The Columbia Journalism Review covers much more than the state of the printed word in magazines and papers, or what takes up broadcast time and Web space in news outlets. The CJR has published articles as wide-ranging as an essay on the trials of editing gonzo journalist Hunter S. Thompson to a sobering look at the heavy lifting during the months after your book is accepted.

The Writer’s League of Texas has its Agents and Editors Conference coming up, a meeting where The Writer’s Workshop will have an exhibitor’s table in the Capitol View Terrace at the Capitol Marriott Hotel. To set expectations correctly about winning an agent or editor’s attention, I offer this pointer.

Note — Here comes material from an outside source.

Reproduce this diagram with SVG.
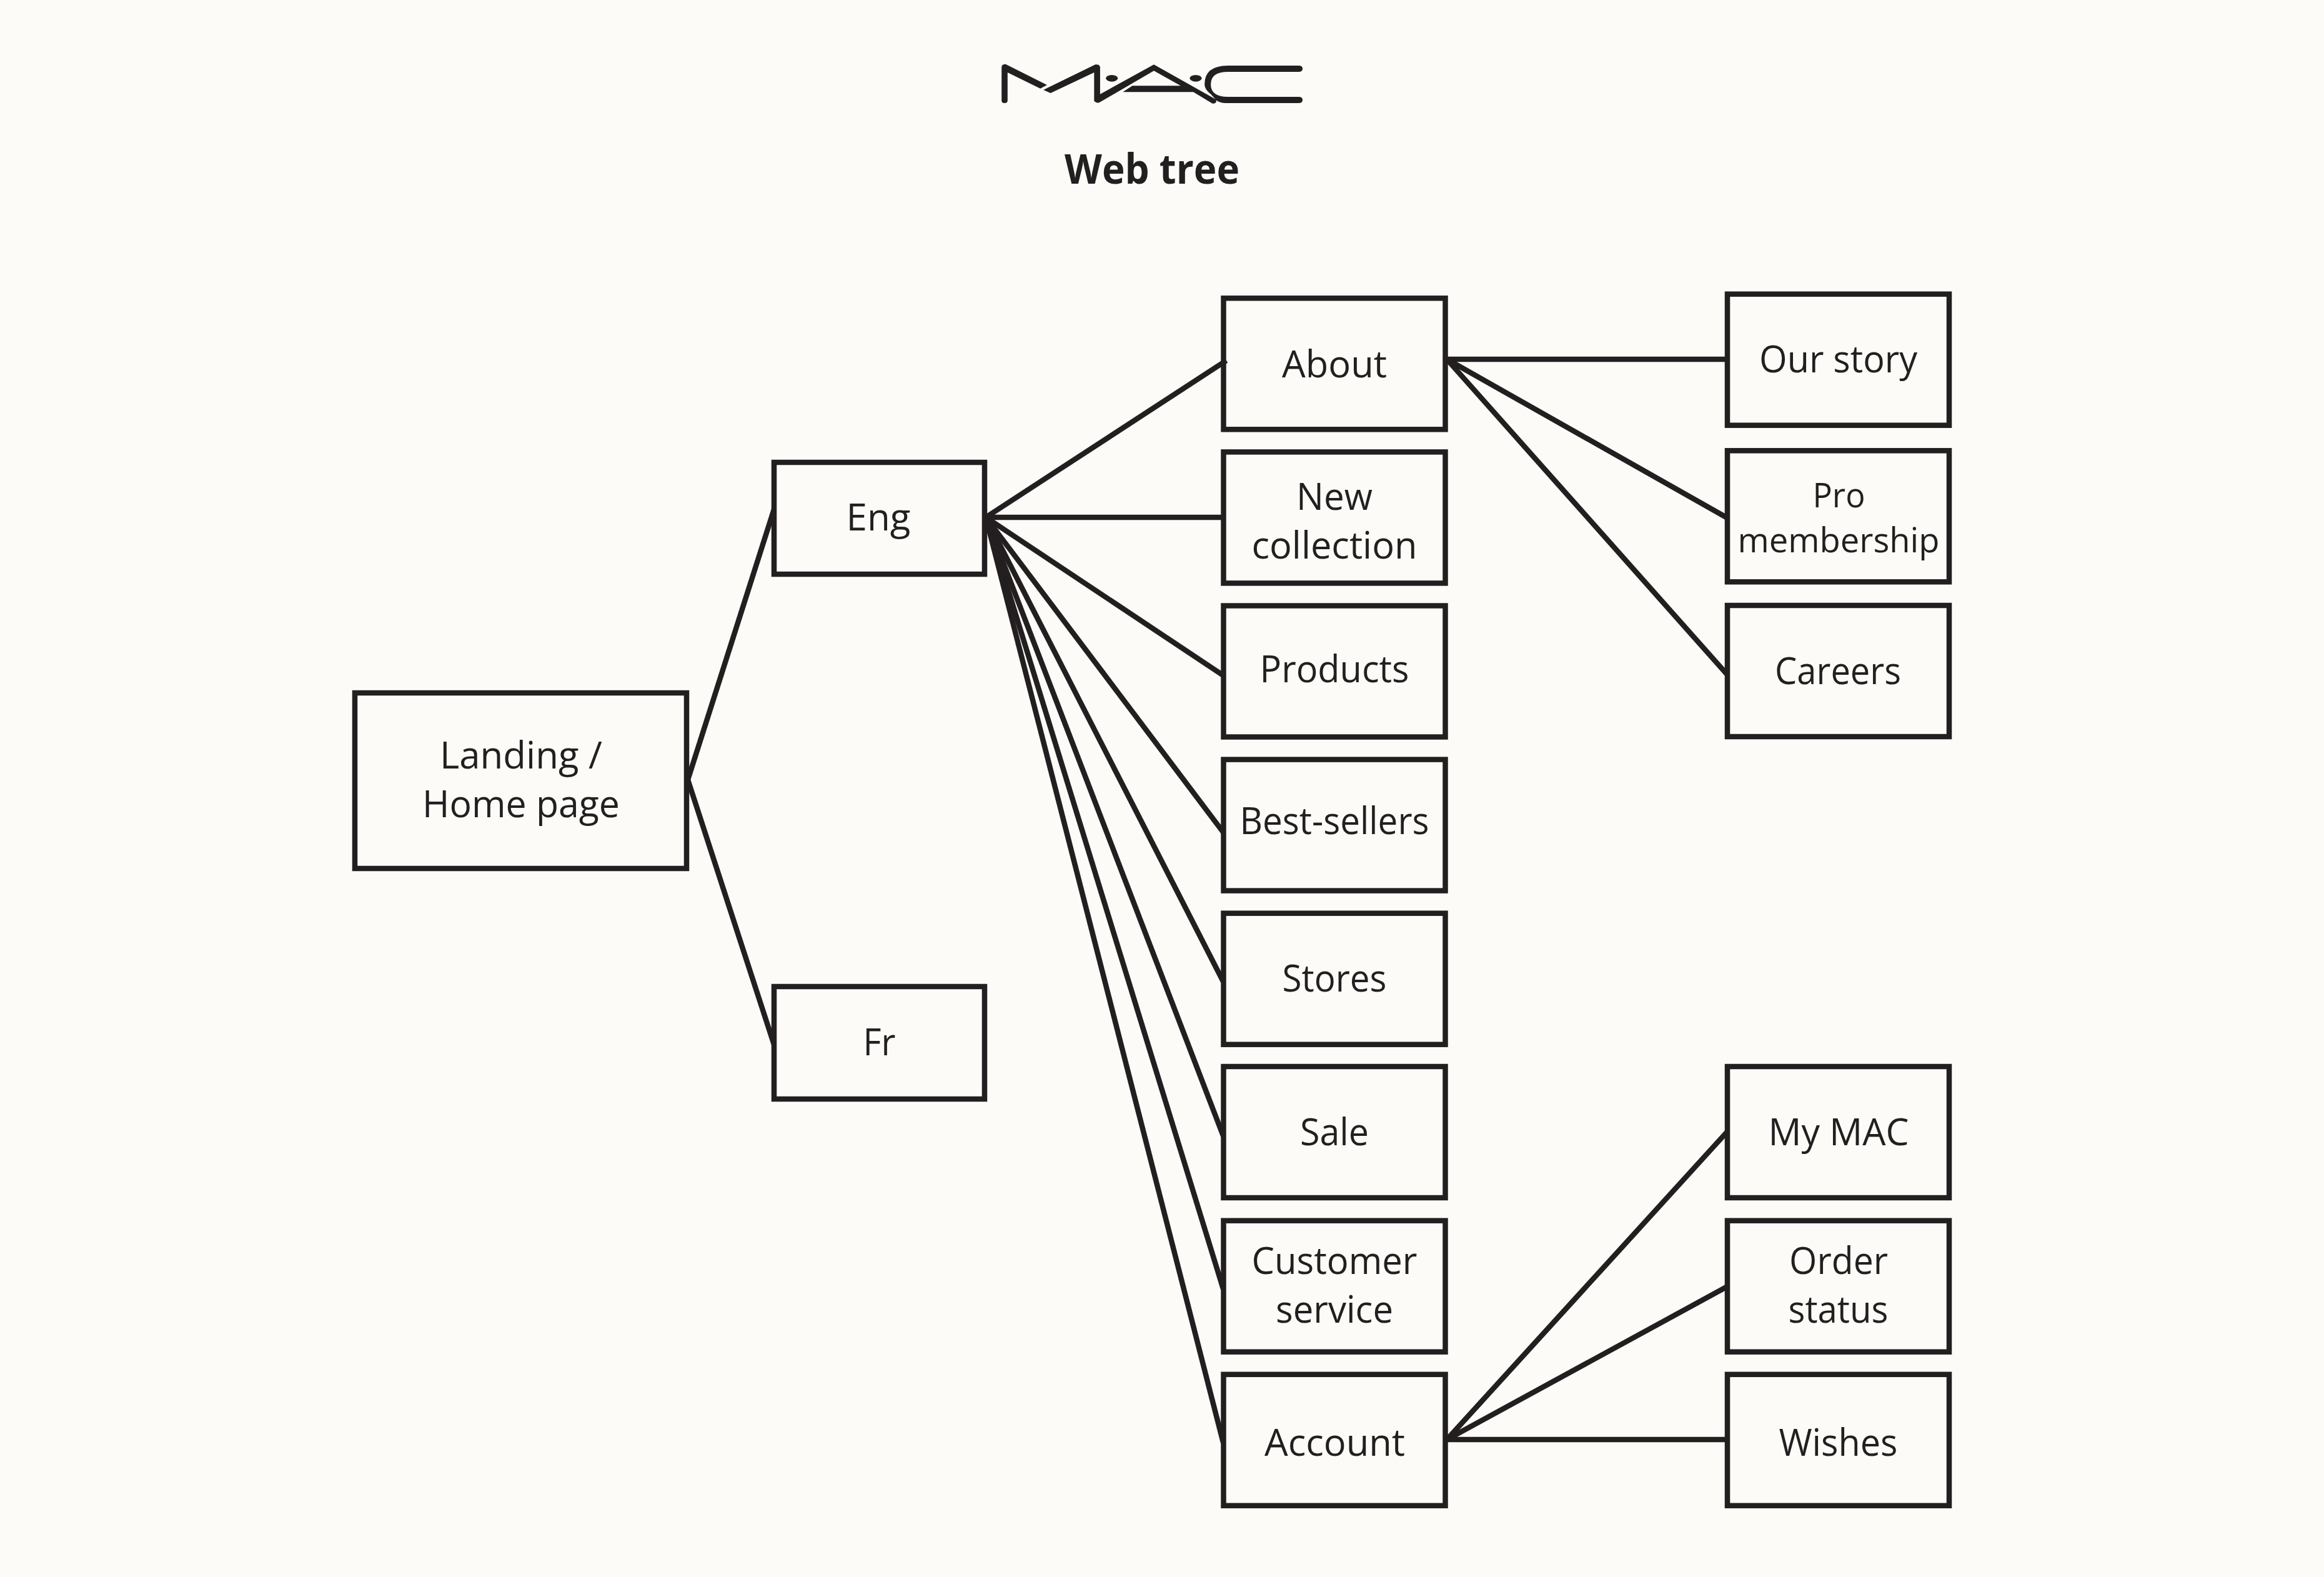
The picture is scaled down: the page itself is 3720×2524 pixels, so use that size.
<svg xmlns="http://www.w3.org/2000/svg" width="3720" height="2524" viewBox="0 0 3720 2524">
<style>
.bg{fill:#fcfbf7}
.box{fill:none;stroke:#231f20;stroke-width:8.5}
.ln{fill:none;stroke:#231f20;stroke-width:8.5;stroke-linecap:butt}
.logo{fill:#231f20}
text{font-family:"Open Sans","Noto Sans","Liberation Sans",sans-serif;fill:#231f20;text-anchor:middle}
.t{font-size:61px}
.s{font-size:55px}
.h{font-size:67px;font-weight:700}
</style>
<rect class="bg" width="3720" height="2524"/>
<g id="logo" class="logo" transform="translate(1560 60) scale(.3827 .3333)">
<path d="M113,302 L113,142 Q113,128 130,128 L303,228 L275,245 L138,168 L138,302 Q138,315 125,315 Q113,315 113,302 Z"/>
<path d="M288,252 L303,243 L505,130 Q525,128 525,145 L525,272 L750,130 L1010,298 Q1015,318 995,317 L915,262 L620,262 L660,232 L862,232 L750,160 L522,312 Q512,318 500,305 L500,168 L318,267 Z"/>
<path d="M1355,135 Q1372,135 1372,150 Q1372,165 1355,165 L1060,165 Q988,165 988,225 Q988,285 1060,285 L1355,285 Q1372,285 1372,300 Q1372,315 1355,315 L1050,315 Q1030,315 1012,302 L988,272 Q962,250 962,225 Q962,135 1060,135 Z"/>
<ellipse cx="574" cy="196" rx="25" ry="16"/>
<ellipse cx="925" cy="196" rx="25" ry="16"/>
</g>
<text id="title" class="h" x="1844" y="294" textLength="280" lengthAdjust="spacingAndGlyphs">Web tree</text>
<g id="connectors">
<path class="ln" d="M1101,1248 L1239,815"/>
<path class="ln" d="M1101,1248 L1239,1672"/>
<path class="ln" d="M1578,828 L1963,577"/>
<path class="ln" d="M1578,828 L1958,828"/>
<path class="ln" d="M1578,828 L1958,1081"/>
<path class="ln" d="M1578,828 L1958,1332"/>
<path class="ln" d="M1578,828 L1958,1571"/>
<path class="ln" d="M1578,828 L1958,1818"/>
<path class="ln" d="M1578,828 L1958,2063"/>
<path class="ln" d="M1578,828 L1958,2309"/>
<path class="ln" d="M2316,575 L2765,575"/>
<path class="ln" d="M2316,575 L2765,829"/>
<path class="ln" d="M2316,575 L2765,1080"/>
<path class="ln" d="M2316,2304 L2765,1811"/>
<path class="ln" d="M2316,2304 L2765,2059"/>
<path class="ln" d="M2316,2304 L2765,2304"/>
</g>
<g id="landing"><rect class="box" x="568" y="1109" width="531" height="281"/>
<text class="t" x="834" y="1230" textLength="260" lengthAdjust="spacingAndGlyphs">Landing /</text>
<text class="t" x="834" y="1308" textLength="316" lengthAdjust="spacingAndGlyphs">Home page</text></g>
<g id="eng"><rect class="box" x="1239" y="740" width="337" height="179"/>
<text class="t" x="1406" y="849" textLength="103" lengthAdjust="spacingAndGlyphs">Eng</text></g>
<g id="fr"><rect class="box" x="1239" y="1579" width="337" height="180"/>
<text class="t" x="1407.5" y="1689" textLength="52" lengthAdjust="spacingAndGlyphs">Fr</text></g>
<g id="about"><rect class="box" x="1958.5" y="477.3" width="355" height="210"/>
<text class="t" x="2136" y="604" textLength="168" lengthAdjust="spacingAndGlyphs">About</text></g>
<g id="new-collection"><rect class="box" x="1958.5" y="723.4" width="355" height="210"/>
<text class="t" x="2136" y="816" textLength="122" lengthAdjust="spacingAndGlyphs">New</text>
<text class="t" x="2136" y="894" textLength="265" lengthAdjust="spacingAndGlyphs">collection</text></g>
<g id="products"><rect class="box" x="1958.5" y="969.5" width="355" height="210"/>
<text class="t" x="2136" y="1092" textLength="239" lengthAdjust="spacingAndGlyphs">Products</text></g>
<g id="best-sellers"><rect class="box" x="1958.5" y="1215.6" width="355" height="210"/>
<text class="t" x="2136" y="1335" textLength="303" lengthAdjust="spacingAndGlyphs">Best-sellers</text></g>
<g id="stores"><rect class="box" x="1958.5" y="1461.7" width="355" height="210"/>
<text class="t" x="2136" y="1587" textLength="167" lengthAdjust="spacingAndGlyphs">Stores</text></g>
<g id="sale"><rect class="box" x="1958.5" y="1707" width="355" height="210"/>
<text class="t" x="2136" y="1833" textLength="110" lengthAdjust="spacingAndGlyphs">Sale</text></g>
<g id="customer-service"><rect class="box" x="1958.5" y="1953.7" width="355" height="210"/>
<text class="t" x="2136" y="2039" textLength="265" lengthAdjust="spacingAndGlyphs">Customer</text>
<text class="t" x="2136" y="2117" textLength="188" lengthAdjust="spacingAndGlyphs">service</text></g>
<g id="account"><rect class="box" x="1958.5" y="2199.8" width="355" height="210"/>
<text class="t" x="2136.5" y="2329.5" textLength="225" lengthAdjust="spacingAndGlyphs">Account</text></g>
<g id="our-story"><rect class="box" x="2765" y="470.7" width="355" height="210"/>
<text class="t" x="2942.5" y="595.5" textLength="253" lengthAdjust="spacingAndGlyphs">Our story</text></g>
<g id="pro-membership"><rect class="box" x="2765" y="721.3" width="355" height="210"/>
<text class="s" x="2943.5" y="812" textLength="84" lengthAdjust="spacingAndGlyphs">Pro</text>
<text class="s" x="2943" y="883.5" textLength="323" lengthAdjust="spacingAndGlyphs">membership</text></g>
<g id="careers"><rect class="box" x="2765" y="969" width="355" height="210"/>
<text class="t" x="2942" y="1094.5" textLength="202" lengthAdjust="spacingAndGlyphs">Careers</text></g>
<g id="my-mac"><rect class="box" x="2765" y="1707" width="355" height="210"/>
<text class="t" x="2943" y="1833" textLength="225" lengthAdjust="spacingAndGlyphs">My MAC</text></g>
<g id="order-status"><rect class="box" x="2765" y="1953.7" width="355" height="210"/>
<text class="t" x="2943" y="2039" textLength="158" lengthAdjust="spacingAndGlyphs">Order</text>
<text class="t" x="2942.5" y="2117" textLength="160" lengthAdjust="spacingAndGlyphs">status</text></g>
<g id="wishes"><rect class="box" x="2765" y="2199.8" width="355" height="210"/>
<text class="t" x="2942.5" y="2329.5" textLength="190" lengthAdjust="spacingAndGlyphs">Wishes</text></g>
</svg>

A CJR article titled The Education of Stacy Sullivan chronicles the struggle of this first-time fiction author, a reporter for The New York Times who turned her Kosovo war dispatches into a non-fiction book. (80 percent of all books published are non-fiction titles, by the way, accounting for the four-fold increase in published titles just since 1991.) Sullivan signed with an agent who’d read an article she’d written for Mirabella. Esmond Harmsworth got her a book contract with St. Martin’s Press, a press that often takes a flyer on small books from first-time book writers.

As that Agents and Editors conference comes closer on my calendar here in Austin, I read the CJR’s advice on agents closely:

These days, agents set the bar for entering the world of publishing. There was a time when getting an agent was the easy part, when even without a polished proposal, an agent might be willing to take a risk on a writer who showed promise and to develop an idea with the writer. And although agents such as these might still exist, they, like editors who actually mold a text, are becoming exceedingly rare.

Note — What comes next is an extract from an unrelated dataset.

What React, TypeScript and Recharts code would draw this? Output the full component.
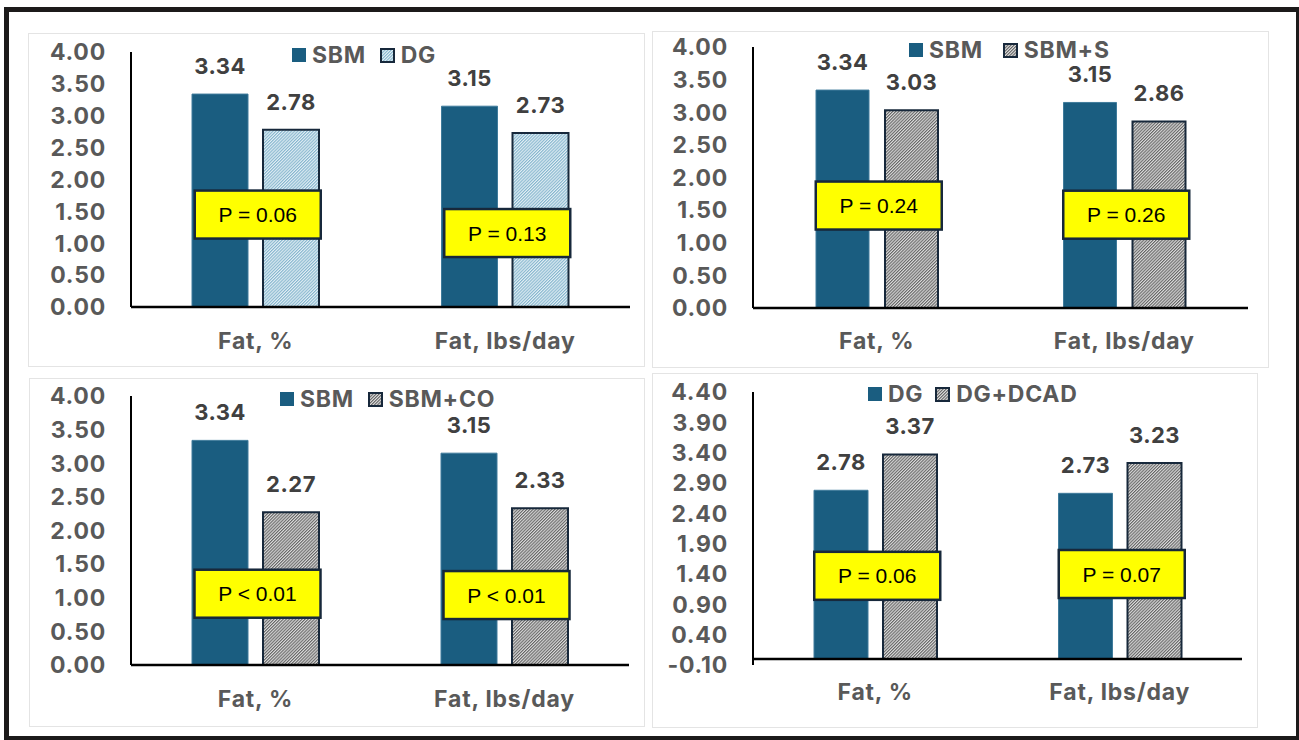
import React from 'react';
import { BarChart, Bar, XAxis, YAxis, ReferenceLine, ReferenceDot, LabelList, Legend } from 'recharts';

const categories = ['Fat, %', 'Fat, lbs/day'];

const p1Names = ['SBM', 'DG'];
const p1A = [3.34, 3.15];
const p1B = [2.78, 2.73];
const p1PText = ['P = 0.06', 'P = 0.13'];
const p1PY = [1.45, 1.16];

const p2Names = ['SBM', 'SBM+S'];
const p2A = [3.34, 3.15];
const p2B = [3.03, 2.86];
const p2PText = ['P = 0.24', 'P = 0.26'];
const p2PY = [1.57, 1.43];

const p3Names = ['SBM', 'SBM+CO'];
const p3A = [3.34, 3.15];
const p3B = [2.27, 2.33];
const p3PText = ['P < 0.01', 'P < 0.01'];
const p3PY = [1.06, 1.04];

const p4Names = ['DG', 'DG+DCAD'];
const p4A = [2.78, 2.73];
const p4B = [3.37, 3.23];
const p4PText = ['P = 0.06', 'P = 0.07'];
const p4PY = [1.37, 1.4];

const ticks0to4 = [0, 0.5, 1, 1.5, 2, 2.5, 3, 3.5, 4];
const ticksNeg = [-0.1, 0.4, 0.9, 1.4, 1.9, 2.4, 2.9, 3.4, 3.9, 4.4];

const FONT = "Inter, 'Liberation Sans', Arial, sans-serif";
const P_FONT = "'Liberation Sans', Arial, sans-serif";
const SOLID = '#1a5d80';
const EDGE = '#17283b';
const GREY_TEXT = '#595959';

type PanelProps = {
  left: number; top: number; w: number; h: number;
  margin: { top: number; right: number; bottom: number; left: number };
  yWidth: number; xHeight: number;
  domain: [number, number]; ticks: number[];
  barSize: number; barGap: number;
  catOffset: number;
  legendLeft: number; legendTop: number; legendGap: number;
  hatch: string;
  names: string[]; a: number[]; b: number[]; pText: string[]; pY: number[];
};

const YTick = (props: any) => {
  const { x, y, payload } = props;
  return (
    <text x={x - 25} y={y} dy="0.36em" textAnchor="end" fill={GREY_TEXT} fontSize={23} fontWeight={700} fontFamily={FONT} letterSpacing={0.8}>
      {Number(payload.value).toFixed(2)}
    </text>
  );
};

const makeXTick = (off: number) => (props: any) => {
  const { x, y, payload } = props;
  return (
    <text x={x} y={y + off} dy="0.36em" textAnchor="middle" fill={GREY_TEXT} fontSize={23} fontWeight={700} fontFamily={FONT} letterSpacing={0.8}>
      {payload.value}
    </text>
  );
};

const PBox = ({ cx, cy, text }: { cx: number; cy: number; text: string }) => (
  <g>
    <rect x={cx + 2 - 63} y={cy - 24} width={126} height={48} fill="#ffff00" stroke={EDGE} strokeWidth={2.5} />
    <text x={cx + 2} y={cy} dy="0.36em" textAnchor="middle" fill="#000" fontSize={21} fontFamily={P_FONT}>
      {text}
    </text>
  </g>
);

const Panel = (p: PanelProps) => {
  const data = categories.map((c, i) => ({ name: c, a: p.a[i], b: p.b[i] }));
  const legendContent = () => (
    <div style={{ display: 'flex', alignItems: 'center', fontFamily: FONT, fontWeight: 700, fontSize: 23, lineHeight: '18px', color: GREY_TEXT, whiteSpace: 'nowrap', letterSpacing: 0.7 }}>
      <span style={{ width: 14, height: 14, background: SOLID, display: 'inline-block', marginRight: 6 }} />
      <span style={{ marginRight: p.legendGap }}>{p.names[0]}</span>
      <svg width={15} height={15} style={{ marginRight: 6 }}>
        <rect x={1} y={1} width={13} height={13} fill={`url(#${p.hatch})`} stroke={EDGE} strokeWidth={2} />
      </svg>
      <span>{p.names[1]}</span>
    </div>
  );
  return (
    <div style={{ position: 'absolute', left: p.left, top: p.top, width: p.w, height: p.h, border: '1px solid #e4e4e4', boxSizing: 'border-box' }}>
      <div style={{ position: 'absolute', left: -1, top: -1 }}>
        <BarChart width={p.w} height={p.h} data={data} margin={p.margin} barSize={p.barSize} barGap={p.barGap}>
          <XAxis dataKey="name" axisLine={false} tickLine={false} tickSize={0} tickMargin={0} height={p.xHeight} tick={makeXTick(p.catOffset)} interval={0} />
          <YAxis domain={p.domain} ticks={p.ticks} type="number" allowDataOverflow width={p.yWidth} tickLine={false} tickSize={0} tickMargin={0}
            axisLine={{ stroke: '#000', strokeWidth: 2 }} tick={YTick} interval={0} />
          <Legend layout="horizontal" verticalAlign="middle" align="center" content={legendContent}
            wrapperStyle={{ left: p.legendLeft, top: p.legendTop, width: 'auto', height: 'auto' }} />
          <Bar dataKey="a" fill={SOLID} stroke="#3f7b9b" strokeWidth={1} isAnimationActive={false}>
            <LabelList dataKey="a" position="top" offset={20} fill="#404040" fontSize={22} fontWeight={700} fontFamily={FONT} letterSpacing={0.5}
              formatter={(v: any) => Number(v).toFixed(2)} />
          </Bar>
          <Bar dataKey="b" fill={`url(#${p.hatch})`} stroke={EDGE} strokeWidth={2} isAnimationActive={false}>
            <LabelList dataKey="b" position="top" offset={20} fill="#404040" fontSize={22} fontWeight={700} fontFamily={FONT} letterSpacing={0.5}
              formatter={(v: any) => Number(v).toFixed(2)} />
          </Bar>
          <ReferenceLine y={0} stroke="#000" strokeWidth={2.5} />
          {categories.map((c, i) => (
            <ReferenceDot key={c} x={c} y={p.pY[i]} r={0} ifOverflow="visible"
              shape={(sp: any) => <PBox cx={sp.cx} cy={sp.cy} text={p.pText[i]} />} />
          ))}
        </BarChart>
      </div>
    </div>
  );
};

export default function App() {
  return (
    <div style={{ position: 'absolute', left: 0, top: 0, width: 1299, height: 740, background: '#fff', overflow: 'hidden' }}>
      <svg width={0} height={0} style={{ position: 'absolute' }}>
        <defs>
          <pattern id="hatchBlue" width={2.2} height={2.2} patternUnits="userSpaceOnUse" patternTransform="rotate(45)">
            <rect width={2.2} height={2.2} fill="#e3eff5" />
            <rect width={1.1} height={2.2} fill="#86b6ce" />
          </pattern>
          <pattern id="hatchGrey" width={2.2} height={2.2} patternUnits="userSpaceOnUse" patternTransform="rotate(45)">
            <rect width={2.2} height={2.2} fill="#dcdcdc" />
            <rect width={1.1} height={2.2} fill="#666666" />
          </pattern>
        </defs>
      </svg>

      <Panel left={28} top={33} w={617} h={334}
        margin={{ top: 19, right: 15, bottom: 15, left: 0 }} yWidth={103} xHeight={45}
        domain={[0, 4]} ticks={ticks0to4} barSize={56} barGap={15} catOffset={34}
        legendLeft={264} legendTop={13} legendGap={14} hatch="hatchBlue"
        names={p1Names} a={p1A} b={p1B} pText={p1PText} pY={p1PY} />

      <Panel left={652} top={31} w={617} h={337}
        margin={{ top: 16, right: 21, bottom: 15, left: 0 }} yWidth={101} xHeight={45}
        domain={[0, 4]} ticks={ticks0to4} barSize={53} barGap={16} catOffset={33}
        legendLeft={257} legendTop={10} legendGap={20} hatch="hatchGrey"
        names={p2Names} a={p2A} b={p2B} pText={p2PText} pY={p2PY} />

      <Panel left={29} top={378} w={616} h={349}
        margin={{ top: 18, right: 16, bottom: 15, left: 0 }} yWidth={102} xHeight={47}
        domain={[0, 4]} ticks={ticks0to4} barSize={56} barGap={15} catOffset={34}
        legendLeft={251} legendTop={12} legendGap={14} hatch="hatchGrey"
        names={p3Names} a={p3A} b={p3B} pText={p3PText} pY={p3PY} />

      <Panel left={652} top={373} w={606} h={355}
        margin={{ top: 19, right: 16, bottom: 15, left: 0 }} yWidth={101} xHeight={48}
        domain={[-0.1, 4.4]} ticks={ticksNeg} barSize={54} barGap={15} catOffset={27}
        legendLeft={216} legendTop={12} legendGap={12} hatch="hatchGrey"
        names={p4Names} a={p4A} b={p4B} pText={p4PText} pY={p4PY} />

      <div style={{ position: 'absolute', left: 4, top: 7, width: 1295, height: 5, background: '#1c1a1a' }} />
      <div style={{ position: 'absolute', left: 4, top: 7, width: 5, height: 733, background: '#1c1a1a' }} />
      <div style={{ position: 'absolute', left: 1296, top: 7, width: 3, height: 733, background: '#1c1a1a' }} />
      <div style={{ position: 'absolute', left: 4, top: 736, width: 1295, height: 4, background: '#1c1a1a' }} />
    </div>
  );
}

This makes sense. If it is harder to find a publishing house to acquire a serious book, then agents, who depend for their livelihood on selling books to these houses, should be more reluctant to spend their time on tomes that may never find their place next to a Frappuccino at a Barnes & Noble cafe. Harmsworth is not alone when he says, “I don’t take on a writer unless we know exactly where the idea is going.”

Agents are hired to look out for the business aspects of the writing craft. It’s reasonable to expect them to focus on what will sell, and how to package it for a publisher’s tastes. The surprise to Sullivan was how little St. Martin’s was able to do to help her book become better.

At a celebratory deal-signing lunch, Sullivan told her editor that she was hungry for a lot of editing. The editor said she hoped this would be the first of many lunches. As it turned out, throughout the next three years, Sullivan would see her editor only once more (by chance, as she stopped by St. Martin’s to drop off some photographs). For a book like Sullivan’s, not a high-priority acquisition, this was not unusual. What it meant, though, was that she was about to enter the solitary cave of book writing without so much as a pocket flashlight.

In this, St. Martin’s is hardly alone: Much like the movie business, books have a different life in the hands of independent and university press publishers. Those “producers” have less marketing clout, shorter runs, and less compensation for authors than the “studios” of major presses. But it seems these indie writers won’t get left in the dark with their editing, either. The CJR article says that “there is nonetheless an overwhelming trend in publishing of editors who don’t really edit. And for the most part this is a function of the increasingly market-driven aspect of the business.”

That’s something to consider when an agent steers a project toward more money from a bigger publisher, one keen for massive markets. Which might be a good reason to skip the agents who only want to do the big deals — unless you really like being left alone to do your re-writing.